Uniper’s head of hydrogen Rene Schoof said: “The proximity to offshore infrastructure for natural gas supply and carbon storage coupled with access to offshore wind power for electrolysis enables this project to offer a great decarbonisation package, we are very much looking forward to working with the other partners to develop this.”
The project partners claim that the initiative will contribute £18bn towards UK Gross Value Added (GVA), while safeguarding 55,000 jobs in manufacturing across the region.
The North West Energy & Hydrogen Cluster, led by the University of Chester and Manchester Metropolitan University, will create a skills roadmap to develop the “complementary” skill sets of oil and gas works to harness new low-carbon technology such as hydrogen and carbon capture.
The Liverpool and Manchester mayors and Cheshire & Warrington Local Enterprise Partnership (LEP) are working with the North West Business Leadership Team (NWBLT) to develop a decarbonised cluster that could deliver 33,000 jobs and save 10 million tonnes of CO2 per year.
In February, the Government announced £90m of funding to help cut emissions from industrial processes and the built environment, including backing low-carbon hydrogen production plants near Mersey and Aberdeen, and a third project using offshore windfarms off the Grimsby coast to produce clean hydrogen.
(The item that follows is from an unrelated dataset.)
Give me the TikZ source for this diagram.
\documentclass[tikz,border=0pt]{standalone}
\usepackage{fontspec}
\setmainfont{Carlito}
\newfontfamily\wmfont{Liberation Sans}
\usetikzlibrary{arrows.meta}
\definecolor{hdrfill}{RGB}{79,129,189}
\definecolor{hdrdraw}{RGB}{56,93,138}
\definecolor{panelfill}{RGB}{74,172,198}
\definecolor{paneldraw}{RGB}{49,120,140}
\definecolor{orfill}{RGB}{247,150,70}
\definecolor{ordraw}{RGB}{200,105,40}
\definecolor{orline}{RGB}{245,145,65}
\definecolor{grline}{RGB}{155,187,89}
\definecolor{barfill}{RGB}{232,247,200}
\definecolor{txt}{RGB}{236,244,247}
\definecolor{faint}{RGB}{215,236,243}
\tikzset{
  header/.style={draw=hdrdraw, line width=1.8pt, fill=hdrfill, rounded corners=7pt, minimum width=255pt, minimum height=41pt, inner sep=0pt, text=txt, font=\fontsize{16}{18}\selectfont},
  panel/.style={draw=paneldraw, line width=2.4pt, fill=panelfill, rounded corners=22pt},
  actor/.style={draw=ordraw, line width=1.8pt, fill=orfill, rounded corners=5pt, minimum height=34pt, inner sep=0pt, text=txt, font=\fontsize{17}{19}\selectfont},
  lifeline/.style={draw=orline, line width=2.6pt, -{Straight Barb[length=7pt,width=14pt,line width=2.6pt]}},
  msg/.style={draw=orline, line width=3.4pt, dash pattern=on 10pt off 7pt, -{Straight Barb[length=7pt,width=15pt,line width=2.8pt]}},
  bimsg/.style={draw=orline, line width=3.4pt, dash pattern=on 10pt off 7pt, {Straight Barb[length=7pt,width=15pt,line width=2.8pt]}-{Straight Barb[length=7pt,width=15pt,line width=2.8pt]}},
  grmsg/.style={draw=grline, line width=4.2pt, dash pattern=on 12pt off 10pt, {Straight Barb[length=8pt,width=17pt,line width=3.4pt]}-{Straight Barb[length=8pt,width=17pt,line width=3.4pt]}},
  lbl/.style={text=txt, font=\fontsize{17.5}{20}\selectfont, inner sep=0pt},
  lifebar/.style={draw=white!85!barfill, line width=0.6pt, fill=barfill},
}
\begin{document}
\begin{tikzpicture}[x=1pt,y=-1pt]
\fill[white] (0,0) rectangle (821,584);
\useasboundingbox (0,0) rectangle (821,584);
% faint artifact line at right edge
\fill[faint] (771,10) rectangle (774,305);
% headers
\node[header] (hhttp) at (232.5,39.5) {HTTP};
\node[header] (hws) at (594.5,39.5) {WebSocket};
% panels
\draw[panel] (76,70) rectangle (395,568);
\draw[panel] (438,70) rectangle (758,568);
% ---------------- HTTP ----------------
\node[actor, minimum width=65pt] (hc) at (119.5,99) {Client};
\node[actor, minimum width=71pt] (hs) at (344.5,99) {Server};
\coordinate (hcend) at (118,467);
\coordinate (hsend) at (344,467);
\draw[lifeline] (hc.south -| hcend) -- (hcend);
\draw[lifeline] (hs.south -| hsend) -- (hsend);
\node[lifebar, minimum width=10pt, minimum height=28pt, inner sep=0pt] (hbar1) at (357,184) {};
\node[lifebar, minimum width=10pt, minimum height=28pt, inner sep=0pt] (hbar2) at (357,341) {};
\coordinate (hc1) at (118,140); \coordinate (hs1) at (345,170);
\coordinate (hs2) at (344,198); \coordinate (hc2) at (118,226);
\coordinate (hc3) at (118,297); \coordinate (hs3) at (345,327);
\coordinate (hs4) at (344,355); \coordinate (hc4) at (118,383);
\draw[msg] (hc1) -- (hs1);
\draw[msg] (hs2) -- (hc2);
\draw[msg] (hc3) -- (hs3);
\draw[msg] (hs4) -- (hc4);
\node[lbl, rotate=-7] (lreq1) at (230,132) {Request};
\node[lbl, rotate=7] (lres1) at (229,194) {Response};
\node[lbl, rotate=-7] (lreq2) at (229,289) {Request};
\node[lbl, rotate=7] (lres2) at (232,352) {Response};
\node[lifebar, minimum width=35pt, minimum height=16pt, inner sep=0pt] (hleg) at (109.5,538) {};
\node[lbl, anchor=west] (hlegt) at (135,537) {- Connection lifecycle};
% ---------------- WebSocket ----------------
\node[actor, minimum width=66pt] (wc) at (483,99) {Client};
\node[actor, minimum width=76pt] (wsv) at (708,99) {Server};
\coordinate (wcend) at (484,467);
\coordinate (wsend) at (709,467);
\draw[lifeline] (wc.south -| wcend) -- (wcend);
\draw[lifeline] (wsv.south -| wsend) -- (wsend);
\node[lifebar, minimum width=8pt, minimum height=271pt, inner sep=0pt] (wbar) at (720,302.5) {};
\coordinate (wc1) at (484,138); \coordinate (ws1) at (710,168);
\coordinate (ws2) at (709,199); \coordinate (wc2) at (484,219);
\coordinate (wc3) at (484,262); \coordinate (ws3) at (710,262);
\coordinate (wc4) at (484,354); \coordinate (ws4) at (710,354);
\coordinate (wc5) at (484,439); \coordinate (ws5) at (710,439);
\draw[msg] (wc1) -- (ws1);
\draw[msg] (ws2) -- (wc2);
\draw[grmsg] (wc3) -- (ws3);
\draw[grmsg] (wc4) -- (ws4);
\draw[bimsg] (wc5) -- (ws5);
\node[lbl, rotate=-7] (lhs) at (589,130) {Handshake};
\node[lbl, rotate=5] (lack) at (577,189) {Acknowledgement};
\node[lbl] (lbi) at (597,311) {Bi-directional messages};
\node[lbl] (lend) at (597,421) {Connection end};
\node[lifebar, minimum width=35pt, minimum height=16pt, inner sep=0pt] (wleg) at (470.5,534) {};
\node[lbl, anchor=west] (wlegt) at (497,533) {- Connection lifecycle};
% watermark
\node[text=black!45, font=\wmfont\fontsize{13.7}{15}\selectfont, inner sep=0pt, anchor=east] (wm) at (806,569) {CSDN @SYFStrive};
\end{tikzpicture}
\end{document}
RenewableUK’s chief economist Marina Valls, report author, said: “This is an incredibly exciting time for the energy sector. We’re entering an era of rapid technological change as we move closer towards total decarbonisation, using an even wider range of technologies such as renewable hydrogen alongside more wind, solar, battery storage and – crucially – people participating far more pro-actively in the way our modern energy system operates, making it more flexible.
“Renewable energy sources are penetrating the global energy markets faster than anyone expected, and generating power cheaper than fossil fuels sooner than anyone predicted. In the world we are trying to build, the transition to a modern energy system ultimately means two things: reduced emissions and reduced energy bills for households.”
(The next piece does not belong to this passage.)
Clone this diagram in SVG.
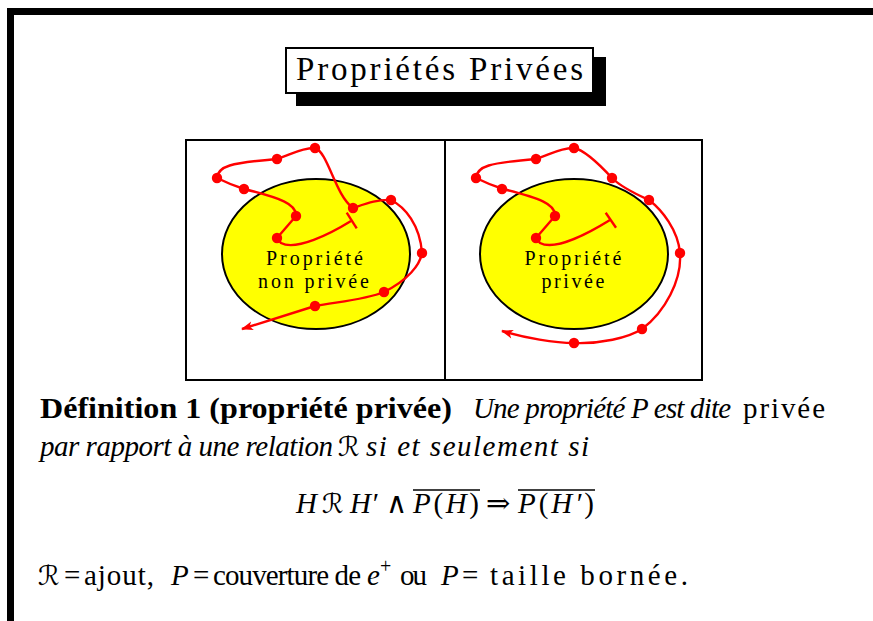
<svg xmlns="http://www.w3.org/2000/svg" width="873" height="621" viewBox="0 0 873 621">
<style>
.serif{font-family:"Liberation Serif","DejaVu Serif",serif;fill:#000}
.it{font-style:italic}
.bd{font-weight:bold}
.body{font-size:29px}
.lbl{font-size:20px;text-anchor:middle}
.curve{fill:none;stroke:#ff0000;stroke-width:2.4;stroke-linejoin:round}
.tee{stroke:#ff0000;stroke-width:2.4}
.dot{fill:#ff0000}
.ell{fill:#ffff00;stroke:#000;stroke-width:2}
.scr{font-family:"DejaVu Serif","DejaVu Sans",serif;font-style:italic;font-size:27px}
.bar{stroke:#000;stroke-width:1.6}
</style>
<defs>
<marker id="arr" markerUnits="userSpaceOnUse" markerWidth="16" markerHeight="12" refX="0" refY="0" viewBox="-14 -6 16 12" orient="auto" overflow="visible">
<path d="M1,0 L-11,-4.5 L-8,0 L-11,4.5 Z" fill="#ff0000"/>
</marker>
</defs>
<rect width="873" height="621" fill="#fff"/>
<g id="frame">
<rect x="7" y="8" width="866" height="7" fill="#000"/>
<rect x="7" y="8" width="7" height="613" fill="#000"/>
</g>
<g id="title">
<rect x="296" y="57" width="310" height="49" fill="#000"/>
<rect x="286" y="48" width="307" height="45" fill="#fff" stroke="#000" stroke-width="2"/>
<text class="serif" x="296" y="80" font-size="33" textLength="287" lengthAdjust="spacing">Propriétés Privées</text>
</g>
<g id="panels">
<rect x="186" y="140" width="516" height="240" fill="none" stroke="#000" stroke-width="2"/>
<line x1="445" y1="140" x2="445" y2="380" stroke="#000" stroke-width="2"/>
</g>
<g id="left-property">
<ellipse class="ell" cx="316" cy="254" rx="94" ry="75"/>
<text class="serif lbl" x="314.5" y="265" textLength="97" lengthAdjust="spacing">Propriété</text>
<text class="serif lbl" x="313.5" y="288" textLength="111" lengthAdjust="spacing">non privée</text>
</g>
<g id="right-property">
<ellipse class="ell" cx="574" cy="254" rx="94" ry="75"/>
<text class="serif lbl" x="573" y="265" textLength="97" lengthAdjust="spacing">Propriété</text>
<text class="serif lbl" x="573" y="288" textLength="63" lengthAdjust="spacing">privée</text>
</g>
<g id="connectors">
<path class="curve" marker-end="url(#arr)" d="M351,221 C330,234 296,251 281,243 L277,238 L296,216 C297,204 280,198 244,189 C235,186 225,182 217,178 C218,166 230,163 277,159 C290,155 303,147 315,148 C328,152 335,195 353,208 C365,204 378,199 391,200 C405,207 420,225 422,253 C420,265 408,280 384,292 C365,300 335,302 315,306 L242,329"/>
<line class="tee" x1="346.7" y1="212.7" x2="356.7" y2="228.3"/>
<path class="curve" marker-end="url(#arr)" d="M610,220 C589,233 555,251 540,243 L536,238 L555,216 C556,204 539,198 503,189 C494,186 484,182 476,178 C477,166 489,163 536,159 C549,155 562,147 574,148 C584,150 600,165 612,178 C622,188 638,195 649,200 C662,210 678,230 680,253 C682,280 665,312 642,329 C628,338 600,344 574,343 C555,343 525,338 502,331"/>
<line class="tee" x1="605.7" y1="212.7" x2="616" y2="227.7"/>
<g class="dot">
<circle cx="277" cy="238" r="5.2"/><circle cx="296" cy="216" r="5.2"/><circle cx="244" cy="189" r="5.2"/><circle cx="217" cy="178" r="5.2"/><circle cx="277" cy="159" r="5.2"/><circle cx="315" cy="148" r="5.2"/><circle cx="353" cy="208" r="5.2"/><circle cx="391" cy="200" r="5.2"/><circle cx="422" cy="253" r="5.2"/><circle cx="384" cy="292" r="5.2"/><circle cx="315" cy="306" r="5.2"/>
<circle cx="536" cy="238" r="5.2"/><circle cx="555" cy="216" r="5.2"/><circle cx="502" cy="189" r="5.2"/><circle cx="476" cy="178" r="5.2"/><circle cx="536" cy="159" r="5.2"/><circle cx="574" cy="148" r="5.2"/><circle cx="612" cy="178" r="5.2"/><circle cx="649" cy="200" r="5.2"/><circle cx="680" cy="253" r="5.2"/><circle cx="642" cy="329" r="5.2"/><circle cx="574" cy="343" r="5.2"/>
</g>
</g>
<g id="definition">
<text class="serif body bd" x="40" y="418" textLength="412" lengthAdjust="spacingAndGlyphs">Définition 1 (propriété privée)</text>
<text class="serif body it" x="473" y="418" textLength="258">Une propriété P est dite</text>
<text class="serif body" x="743" y="418" textLength="82">privée</text>
<text class="serif body it" x="40" y="456" textLength="293">par rapport à une relation</text>
<text class="scr" x="338" y="456">ℛ</text>
<text class="serif body it" x="366" y="456" textLength="223">si et seulement si</text>
</g>
<g id="equation">
<text class="serif body it" x="296" y="513">H</text>
<text class="scr" x="322" y="513">ℛ</text>
<text class="serif body it" x="350" y="513">H′</text>
<text class="serif body" x="386" y="513">∧</text>
<text class="serif body" x="413" y="513" textLength="66"><tspan class="it">P</tspan>(<tspan class="it">H</tspan>)</text>
<line class="bar" x1="413" y1="490" x2="480" y2="490"/>
<text class="serif body" x="486" y="513">⇒</text>
<text class="serif body" x="518" y="513" textLength="76"><tspan class="it">P</tspan>(<tspan class="it">H′</tspan>)</text>
<line class="bar" x1="518" y1="490" x2="595" y2="490"/>
</g>
<g id="examples">
<text class="scr" x="38" y="585">ℛ</text>
<text class="serif body" x="64" y="585">=</text>
<text class="serif body" x="84" y="585" textLength="70">ajout,</text>
<text class="serif body it" x="171" y="585">P</text>
<text class="serif body" x="193" y="585">=</text>
<text class="serif body" x="213" y="585" textLength="148">couverture de</text>
<text class="serif body it" x="367" y="585">e</text>
<text class="serif" x="380" y="573" font-size="20">+</text>
<text class="serif body" x="400" y="585" textLength="27">ou</text>
<text class="serif body it" x="441" y="585">P</text>
<text class="serif body" x="462" y="585">=</text>
<text class="serif body" x="490" y="585" textLength="198">taille bornée.</text>
</g>
</svg>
The UK Government has also launched a £40m Clean Growth Fund to support start-up companies in the fields of low-carbon power, waste, transport and buildings.
The Clean Growth Fund has been launched with £20m of government investment matched by the same amount from charity fund manager CCLA and is open to UK start-ups with low-carbon and sustainable solutions across key sectors, including power, waste management heating of buildings and transport.
Business Secretary, Alok Sharma, said: “The need for innovative and ambitious ideas across green industries has never been greater. I am pleased that with the help of this fund, promising clean growth start-ups will be able to step up to accelerate the UK’s recovery, while supporting our path to Net Zero by 2050.
“This pioneering new fund will enable innovative low-carbon solutions to be scaled up at speed, helping to drive a green and resilient economic recovery.”
The initiative has been set up to support the UK’s net-zero goal for 2050 and Government is seeking wider private sector investments which could see the fund reach £100m by Autumn 2021.